What the exercise asks.
Using the listing below, output only the lines from the one that contains "Clone this chart in matplotlib." through the one that contains "plt.rcParams['font.family'] = ['Roboto', 'DejaVu", inclusive, exactly as given and without images.

Source data.
## begin

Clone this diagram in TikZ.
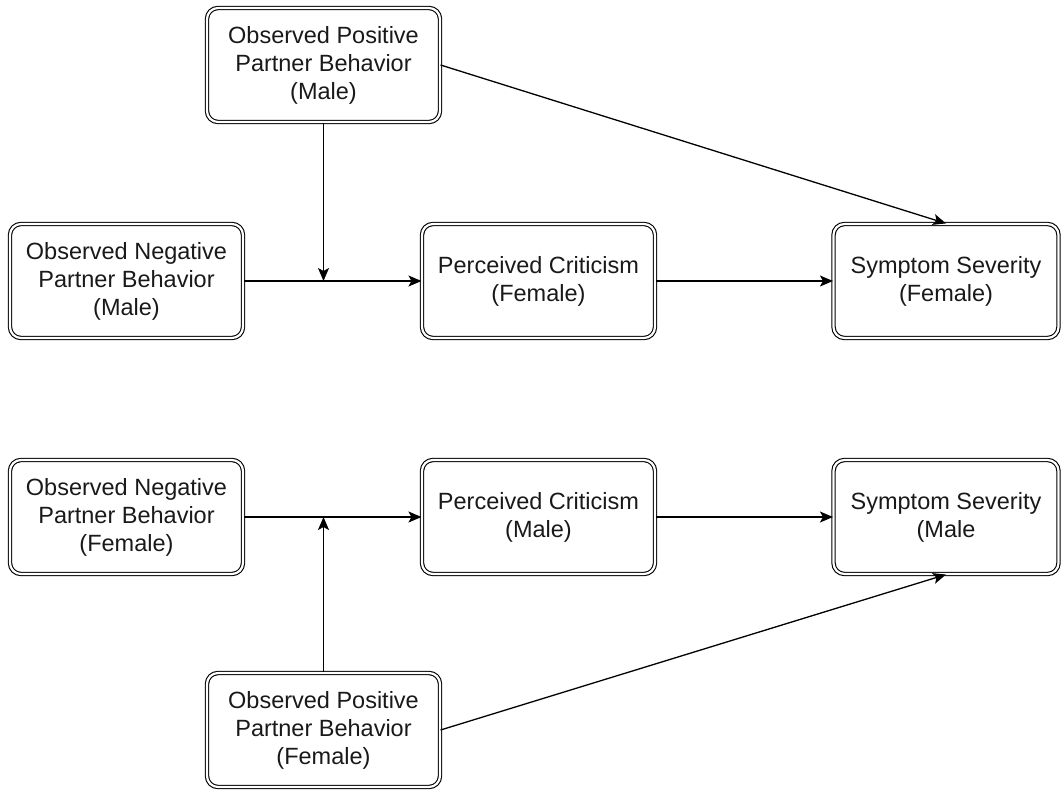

## end
## begin

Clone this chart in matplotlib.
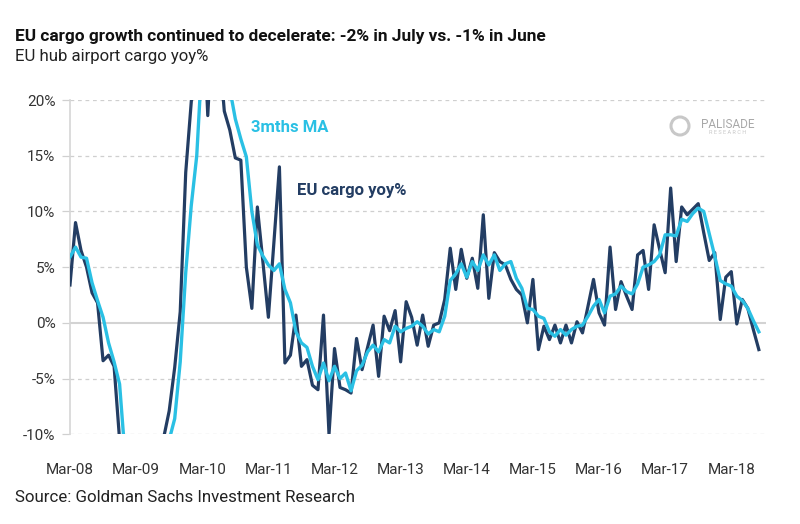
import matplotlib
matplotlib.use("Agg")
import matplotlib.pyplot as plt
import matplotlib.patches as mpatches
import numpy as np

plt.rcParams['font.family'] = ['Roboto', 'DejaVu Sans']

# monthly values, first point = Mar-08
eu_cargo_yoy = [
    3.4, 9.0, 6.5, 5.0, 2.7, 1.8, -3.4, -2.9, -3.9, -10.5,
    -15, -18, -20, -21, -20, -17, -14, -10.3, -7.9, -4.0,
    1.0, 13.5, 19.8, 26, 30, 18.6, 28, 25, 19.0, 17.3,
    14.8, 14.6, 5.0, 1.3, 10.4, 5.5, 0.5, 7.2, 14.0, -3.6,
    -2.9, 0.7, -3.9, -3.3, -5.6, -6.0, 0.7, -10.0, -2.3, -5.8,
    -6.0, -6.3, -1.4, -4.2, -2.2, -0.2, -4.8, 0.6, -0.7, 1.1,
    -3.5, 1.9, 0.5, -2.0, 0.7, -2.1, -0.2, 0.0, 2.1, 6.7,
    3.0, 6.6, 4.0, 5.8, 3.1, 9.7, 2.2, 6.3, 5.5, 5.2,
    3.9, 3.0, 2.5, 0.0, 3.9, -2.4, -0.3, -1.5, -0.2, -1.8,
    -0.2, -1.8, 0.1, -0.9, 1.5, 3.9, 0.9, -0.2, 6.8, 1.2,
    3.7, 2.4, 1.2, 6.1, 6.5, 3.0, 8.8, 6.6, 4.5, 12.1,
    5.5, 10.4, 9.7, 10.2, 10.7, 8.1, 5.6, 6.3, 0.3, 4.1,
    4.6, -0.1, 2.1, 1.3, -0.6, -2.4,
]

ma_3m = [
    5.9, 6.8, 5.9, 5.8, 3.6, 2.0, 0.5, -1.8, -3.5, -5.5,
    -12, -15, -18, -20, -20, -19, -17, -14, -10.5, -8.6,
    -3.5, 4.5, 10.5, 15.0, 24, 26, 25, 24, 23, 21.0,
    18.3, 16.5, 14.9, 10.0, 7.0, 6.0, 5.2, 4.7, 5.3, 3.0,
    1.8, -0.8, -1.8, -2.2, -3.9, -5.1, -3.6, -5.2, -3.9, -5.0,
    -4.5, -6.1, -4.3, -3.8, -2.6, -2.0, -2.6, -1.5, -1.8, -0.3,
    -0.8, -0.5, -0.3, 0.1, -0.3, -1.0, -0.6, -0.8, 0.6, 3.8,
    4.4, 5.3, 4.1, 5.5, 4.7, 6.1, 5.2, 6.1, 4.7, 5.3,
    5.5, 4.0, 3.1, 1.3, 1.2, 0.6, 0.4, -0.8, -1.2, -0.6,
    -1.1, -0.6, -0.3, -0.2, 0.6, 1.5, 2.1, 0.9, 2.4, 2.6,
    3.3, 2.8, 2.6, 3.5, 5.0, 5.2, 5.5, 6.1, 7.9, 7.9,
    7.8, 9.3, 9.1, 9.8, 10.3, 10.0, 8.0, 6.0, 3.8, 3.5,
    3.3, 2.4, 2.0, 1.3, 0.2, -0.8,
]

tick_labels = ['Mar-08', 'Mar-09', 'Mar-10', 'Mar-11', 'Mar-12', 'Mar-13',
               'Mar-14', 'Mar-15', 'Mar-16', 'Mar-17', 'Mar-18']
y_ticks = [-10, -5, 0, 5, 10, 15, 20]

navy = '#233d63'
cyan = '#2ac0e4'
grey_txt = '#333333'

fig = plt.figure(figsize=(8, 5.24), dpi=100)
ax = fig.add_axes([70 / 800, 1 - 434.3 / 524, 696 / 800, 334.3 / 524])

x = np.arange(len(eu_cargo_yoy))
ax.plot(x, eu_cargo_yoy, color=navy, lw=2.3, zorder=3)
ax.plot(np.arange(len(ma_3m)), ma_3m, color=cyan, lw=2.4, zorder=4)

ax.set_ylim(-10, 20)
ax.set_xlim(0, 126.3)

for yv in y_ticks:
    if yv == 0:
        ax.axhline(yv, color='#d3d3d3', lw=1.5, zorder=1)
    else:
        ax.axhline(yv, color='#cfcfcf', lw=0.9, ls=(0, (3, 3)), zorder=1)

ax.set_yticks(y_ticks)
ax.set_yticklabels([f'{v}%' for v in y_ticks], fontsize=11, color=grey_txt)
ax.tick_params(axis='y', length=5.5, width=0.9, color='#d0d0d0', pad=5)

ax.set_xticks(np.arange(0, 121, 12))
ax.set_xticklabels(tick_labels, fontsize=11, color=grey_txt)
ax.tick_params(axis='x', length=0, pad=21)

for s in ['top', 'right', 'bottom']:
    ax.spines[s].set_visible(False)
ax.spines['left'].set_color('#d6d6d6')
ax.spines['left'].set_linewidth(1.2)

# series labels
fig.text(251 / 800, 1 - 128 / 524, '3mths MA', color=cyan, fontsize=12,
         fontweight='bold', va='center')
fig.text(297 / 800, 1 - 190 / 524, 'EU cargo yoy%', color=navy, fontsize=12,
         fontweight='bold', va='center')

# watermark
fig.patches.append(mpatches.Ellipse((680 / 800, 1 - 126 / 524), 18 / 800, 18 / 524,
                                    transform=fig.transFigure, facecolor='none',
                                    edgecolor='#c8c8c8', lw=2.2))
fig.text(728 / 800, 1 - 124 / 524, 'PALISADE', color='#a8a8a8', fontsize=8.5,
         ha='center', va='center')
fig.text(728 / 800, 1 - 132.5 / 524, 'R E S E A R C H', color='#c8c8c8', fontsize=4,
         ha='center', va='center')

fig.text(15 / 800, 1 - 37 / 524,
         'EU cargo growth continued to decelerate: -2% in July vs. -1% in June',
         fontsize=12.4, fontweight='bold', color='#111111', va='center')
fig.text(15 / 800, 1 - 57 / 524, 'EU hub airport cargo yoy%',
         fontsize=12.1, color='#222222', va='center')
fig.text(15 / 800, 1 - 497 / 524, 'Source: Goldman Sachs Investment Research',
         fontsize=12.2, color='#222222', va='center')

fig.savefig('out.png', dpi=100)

## end

Answer below.
Clone this chart in matplotlib.
import matplotlib
matplotlib.use("Agg")
import matplotlib.pyplot as plt
import matplotlib.patches as mpatches
import numpy as np

plt.rcParams['font.family'] = ['Roboto', 'DejaVu Sans']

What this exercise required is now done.